Five Legs, Gibson's first novel, tells the story of the gathering of several people for the funeral of a student acquaintance. Its first half consists of the perspective of Lucan Crackell, a university lecturer and mentor of the deceased, who has been commandeered into attending the funeral, as well as driving some others to it. The novel's modernist style blends objective dialogue between characters with verbalized thought in a manner that strongly recalls James Joyce. The opening of the novel might almost be a re-presentation of Bloom's breakfast in Ulysses, as Crackell prepares breakfast for his wife and assembles his clothes for the funeral. In the course of his thoughts, we find a realistic psychological portrayal of a petty and critical mind. Gibson uses Crackell's profession as an English lecturer to inter-weave motifs of literary death and rebirth with the conscious, social, "real-world" action of funeral preparations themselves. Allusions to Milton's "Lycidas," among other elegies, lend texture to the novel. These notes are blended with an ironic tone introduced by Crackell himself, whose thoughts transform the traditional elegiac "Who would not sing for Lycidas?" to the blacker "Who would not weep?" when he thinks of Martin Baillie, nipped in his prime by a hit-and-run driver. Gibson skillfully interweaves hints of Hamlet, Romeo and Juliet, T. S. Eliot's characters in "Prufrock" and "Gerontion," Browning's monologues, and other literary reflections on death. Some risk is taken that the text may become too self-consciously literary, however; readers may not feel like discerning between the literary mind of Crackell and the book itself.

The second half of the novel adopts the viewpoint of one of Crackell's passengers, the dead Baillie's friend Felix Oswald. He, like Crackell, muses about his life and dislikes. The novel leaves an impression of an anarchic despair, tempered with a glimmer of hope.

The brief sequel Communion traces Felix Oswald after his graduation from school, as he works for a veterinarian. In a slightly more coherent diction, Gibson moves toward a static closure that shows Felix breaking a dying epileptic husky from its cage and releasing it into the wild. Themes of abnormality and frustration are symbolically presented, often in analogy between Oswald and the dog.

Perpetual Motion diverges from Five Legs and Communion stylistically and fictionally, telling the story of Robert Fraser, a farmer in nineteenth-century Canada, whose plowing uncovers the skeleton of a mammoth in his field.

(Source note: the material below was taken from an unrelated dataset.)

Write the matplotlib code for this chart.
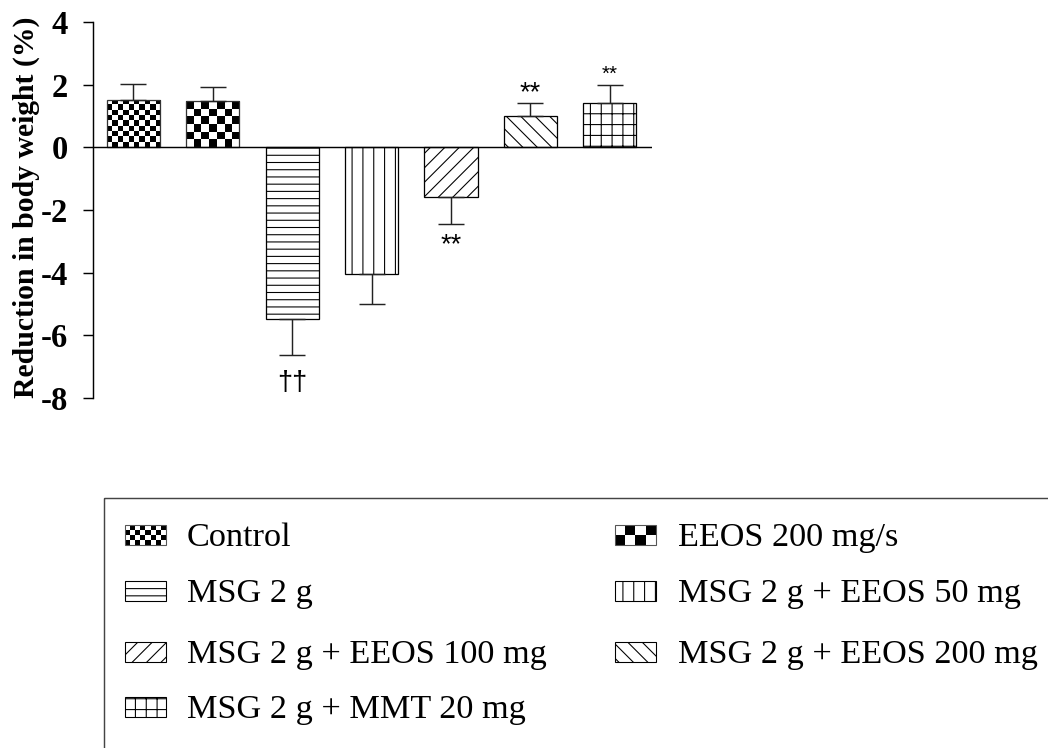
import numpy as np
import matplotlib
matplotlib.use('Agg')
import matplotlib.pyplot as plt
from matplotlib.patches import Rectangle

# data
groups = ['Control', 'EEOS 200 mg/s', 'MSG 2 g', 'MSG 2 g + EEOS 50 mg',
          'MSG 2 g + EEOS 100 mg', 'MSG 2 g + EEOS 200 mg', 'MSG 2 g + MMT 20 mg']
means = [1.52, 1.47, -5.48, -4.06, -1.57, 1.00, 1.43]
sems = [0.50, 0.46, 1.14, 0.94, 0.88, 0.43, 0.56]
marks = ['', '', '\u2020\u2020', '', '**', '**', '**']
yticks = [4, 2, 0, -2, -4, -6, -8]

# fill styles: ('check', cols, cell height in data units) or a hatch string
fills = [('check', 10, 0.17), ('check', 7, 0.245), '---', '||', '///', '\\\\\\', '++']
mark_size = [0, 0, 15, 0, 15, 15, 11.5]
mark_off = [0, 0, -19.5, 0, -15.5, 1.1, 2.7]

W, H, DPI = 1048, 748, 130
plt.rcParams['font.family'] = ['Liberation Serif', 'DejaVu Serif']
plt.rcParams['hatch.linewidth'] = 0.6

fig = plt.figure(figsize=(W / DPI, H / DPI), dpi=DPI)
ax = fig.add_axes([0.0885, 0.4683, 0.5336, 0.5019])

x = np.arange(len(groups))
bw = 0.667


def checker(cols, rows):
    return np.indices((rows, cols)).sum(axis=0) % 2


for i, (m, f) in enumerate(zip(means, fills)):
    if isinstance(f, tuple):
        bar = ax.bar(x[i], m, bw, facecolor='none', edgecolor='#333333',
                     linewidth=0.7, zorder=3)[0]
        rows = max(1, int(round(abs(m) / f[2])))
        im = ax.imshow(checker(f[1], rows), cmap='gray_r', interpolation='nearest',
                       extent=(x[i] - bw / 2, x[i] + bw / 2, min(0, m), max(0, m)),
                       origin='lower', aspect='auto', zorder=2)
        im.set_clip_path(bar)
    else:
        ax.bar(x[i], m, bw, facecolor='white', edgecolor='black', hatch=f,
               linewidth=0.7, zorder=3)

lower = [s if m < 0 else 0 for m, s in zip(means, sems)]
upper = [s if m > 0 else 0 for m, s in zip(means, sems)]
ax.errorbar(x, means, yerr=[lower, upper], fmt='none', ecolor='#222222',
            elinewidth=0.8, capsize=7, capthick=0.8, zorder=4)

for i, t in enumerate(marks):
    if not t:
        continue
    yend = means[i] + upper[i] - lower[i]
    ax.annotate(t, xy=(x[i], yend), xytext=(0, mark_off[i]), textcoords='offset points',
                ha='center', va='baseline', fontsize=mark_size[i],
                family=['Liberation Sans', 'DejaVu Sans'])

ax.axhline(0, color='black', linewidth=0.8, zorder=5)
ax.set_xlim(-0.507, 6.528)
ax.set_ylim(-8, 4)
ax.set_yticks(yticks)
ax.set_yticklabels([str(v) for v in yticks], fontsize=18, fontweight='bold')
ax.set_xticks([])
for s in ['top', 'right', 'bottom']:
    ax.spines[s].set_visible(False)
ax.spines['left'].set_linewidth(0.8)
ax.tick_params(axis='y', direction='out', length=5.5, width=0.8, pad=8)
ax.patch.set_alpha(0)

fig.text(26 / W, 1 - 207 / H, 'Reduction in body weight (%)', rotation=90,
         ha='center', va='center', fontsize=16.5, fontweight='bold')

# legend drawn on an overlay in pixel units
lax = fig.add_axes([0, 0, 1, 1])
lax.set_xlim(0, W)
lax.set_ylim(H, 0)
lax.axis('off')
lax.patch.set_alpha(0)
lax.add_patch(Rectangle((104, 498), 1000, 300, facecolor='none', edgecolor='#444444',
                        linewidth=0.8))

col_patch = [125, 615]
col_text = [187, 678]
row_base = [546, 602, 663, 718]
leg_checks = [(8, 4), (4, 2)]
for i, name in enumerate(groups):
    r, c = divmod(i, 2)
    px, yc = col_patch[c], row_base[r] - 11
    f = fills[i]
    if isinstance(f, tuple):
        cols, rows = leg_checks[i]
        lax.imshow(checker(cols, rows), cmap='gray_r', interpolation='nearest',
                   extent=(px, px + 41, yc + 10, yc - 10), aspect='auto')
        lax.add_patch(Rectangle((px, yc - 10), 41, 20, facecolor='none',
                                edgecolor='#555555', linewidth=0.6))
    else:
        lax.add_patch(Rectangle((px, yc - 10), 41, 20, facecolor='white',
                                edgecolor='black', hatch=f, linewidth=0.6))
    lax.text(col_text[c], row_base[r], name, ha='left', va='baseline', fontsize=19)
lax.set_xlim(0, W)
lax.set_ylim(H, 0)

fig.savefig('out.png', dpi=DPI)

His discovery brings him into contact with the world of Victorian pseudoscience, and he becomes seduced by the dream of building a perpetual motion machine in the form of an orrery, a working model of the solar system. His pursuit becomes obsessive and appears elusive as well, until he in a moment of inspiration makes the mammoth bone he discovered years earlier a part of his machine. It then starts to move, and gradually gains speed until it flies to pieces.

In Perpetual Motion Gibson investigates the implications of technology from a sophisticated perspective, mixing the dream of total human control over the machine with images of extinction, both of the mammoth and of the passenger pigeon. Gibson also introduces aspects of the tall tale and magic realism into Perpetual Motion: throughout the book, characters tell tales of the fabulous, and the creation of perpetual motion itself falls into this category, making the book itself a version of the fantastic epic. But Gibson's tale is one with a moral: the human costs of technological fixation are seen in Fraser's family, as they suffer under his monomania.

Gentleman Death is Gibson's return to the literary scene after eleven years. Ultimately, this novel reconciles its narrator with mortality, but his growth into this resolution is painful. Gibson essentially triangulates his book between the life of the Torontonian novelist Robert Fraser (coincidentally the great-grandson of the protagonist of Perpetual Motion ) and the plot lives of two of his characters, travellers from Toronto to Britain and Germany. The interweaving of elements of Fraser's life with those of the characters he is laboring to bring to life is slightly disorienting, but gradually encircles the great unspoken in Fraser's soul: the source of his writing block and his greatest sadness, the death of his brother. In a conclusion that feels like the resolution of Woolf's To the Lighthouse, Gibson shows how love of people and place can bridge the life of the present and ghosts of the past.